L’association plaide également pour que l’on «associe les habitants et acteurs locaux à toutes les étapes d’élaboration et de mise en œuvre des politiques», rompant ainsi avec les approches descendantes qui ont montré leurs limites. Le mémorandum préconise de «revitaliser les systèmes coutumiers traditionnels qui ont longtemps garanti la protection de ces écosystèmes» et demande que «les incendies d’oasis soient classés comme événements catastrophiques ouvrant droit à indemnisation suivant les dispositions de la loi 110-14».
Sur le plan opérationnel, les recommandations se font plus concrètes. L’association appelle à «renforcer les unités de la Protection civile dans les zones oasiennes en équipements, effectifs et ressources adaptées et nécessaires» et à «créer une flotte aérienne dédiée à faire face aux incendies dans les oasis». Des systèmes d’alerte précoce doivent être mis en place, tout comme des unités de recyclage des déchets de palmier dattier.

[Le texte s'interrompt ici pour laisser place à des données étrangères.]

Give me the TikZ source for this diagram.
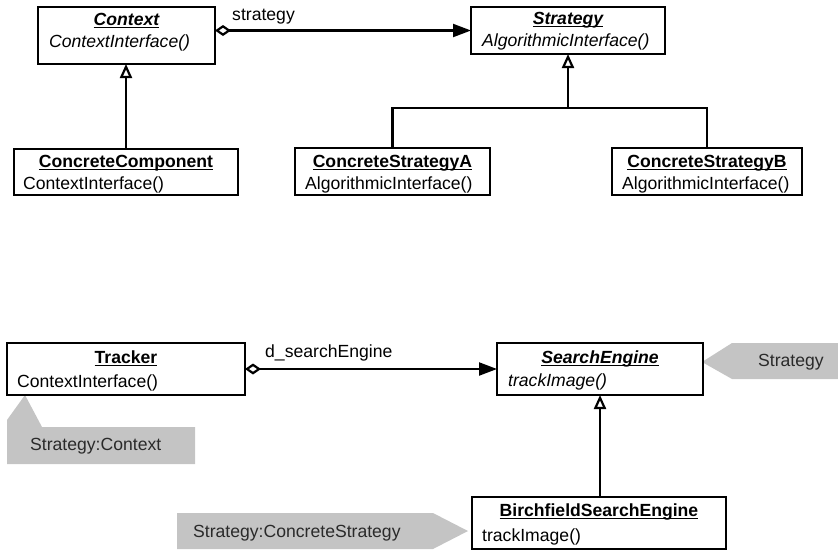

La formation des volontaires locaux pour les interventions de première urgence et la sensibilisation des résidents et visiteurs aux comportements à risque font également partie des mesures préconisées. Le mémorandum n’oublie pas l’aspect social de la problématique, en appelant à «prendre en charge les personnes en situation de précarité qui présentent et manifestent des troubles psychologiques et des problèmes de santé mentale», susceptibles par leurs comportements de contribuer au déclenchement d’incendies.

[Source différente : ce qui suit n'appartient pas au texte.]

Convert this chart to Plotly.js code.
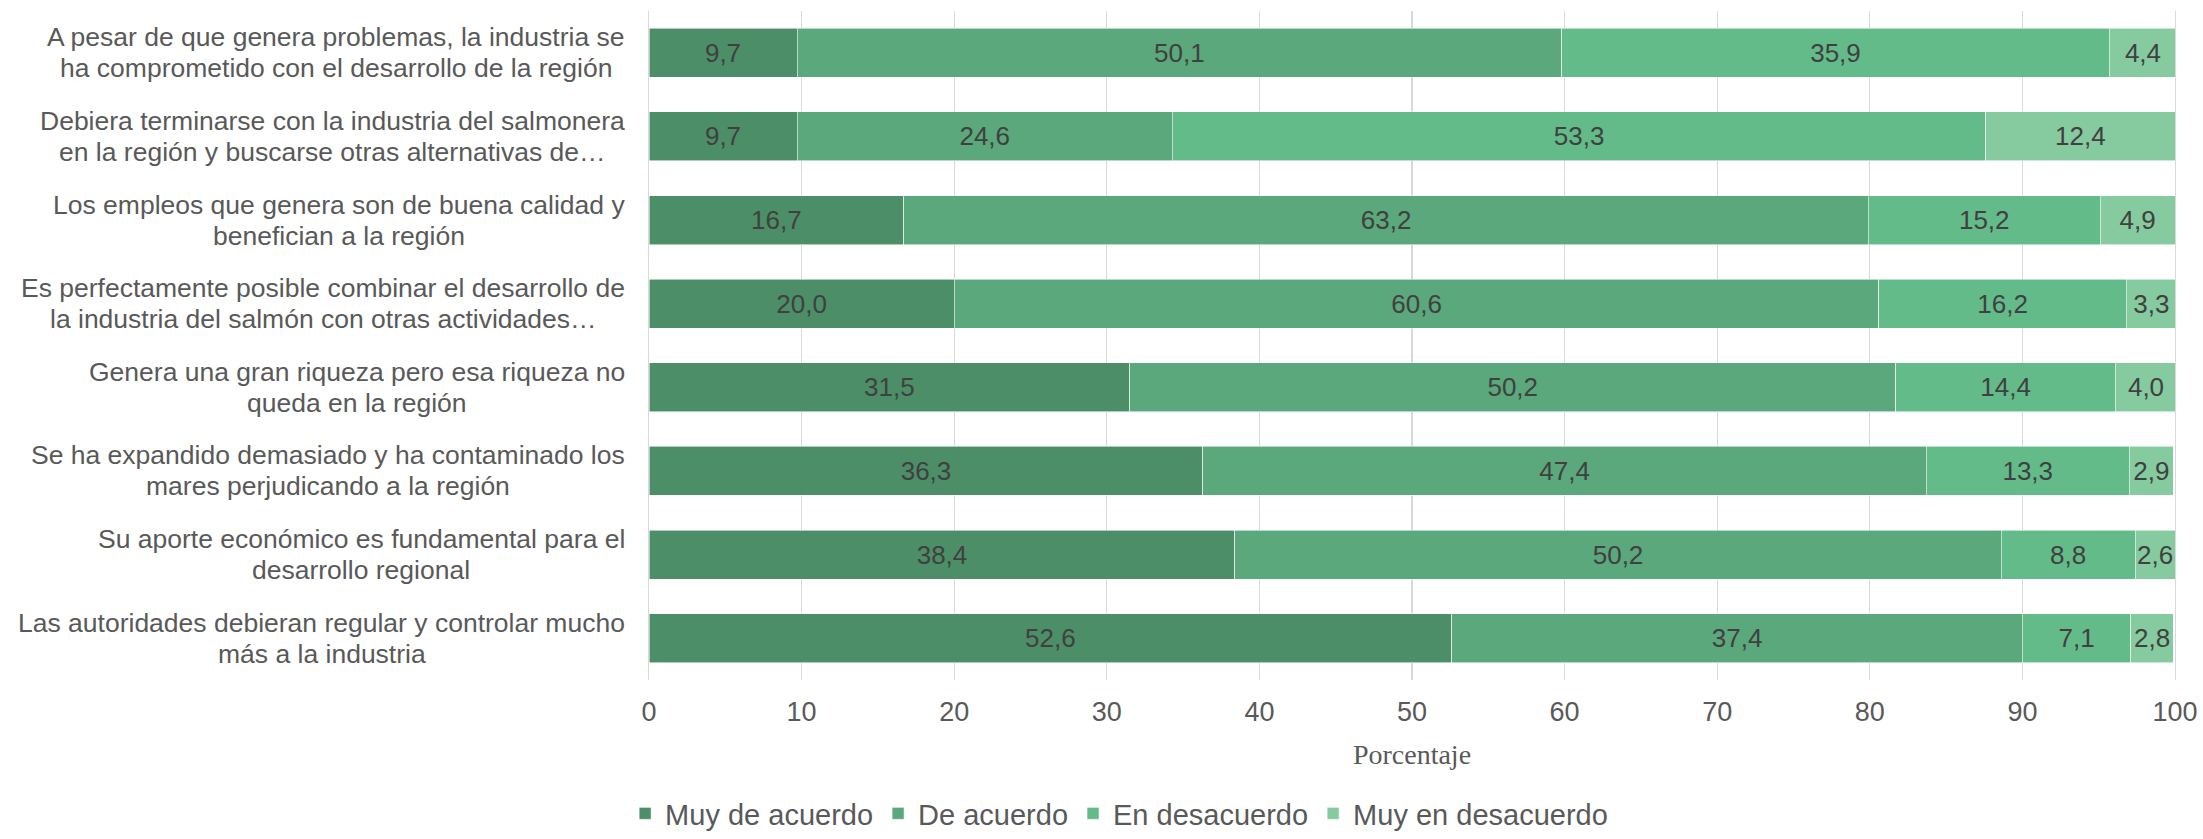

Au terme de cette table ronde, l’urgence d’agir apparaît comme une évidence. Les oasis, véritables sentinelles écologiques face à l’avancée du désert, ne sont pas seulement des espaces de production agricole ou des attractions touristiques. Elles représentent un patrimoine millénaire, fruit d’une coévolution entre l’homme et la nature dans des conditions extrêmes. Leur disparition constituerait une perte irréparable, tant sur le plan écologique que culturel et économique. Le mémorandum présenté par l’Association Al-Fath lance donc un appel aussi simple qu’urgent : sauver les oasis, c’est préserver un fragment essentiel de l’humanité.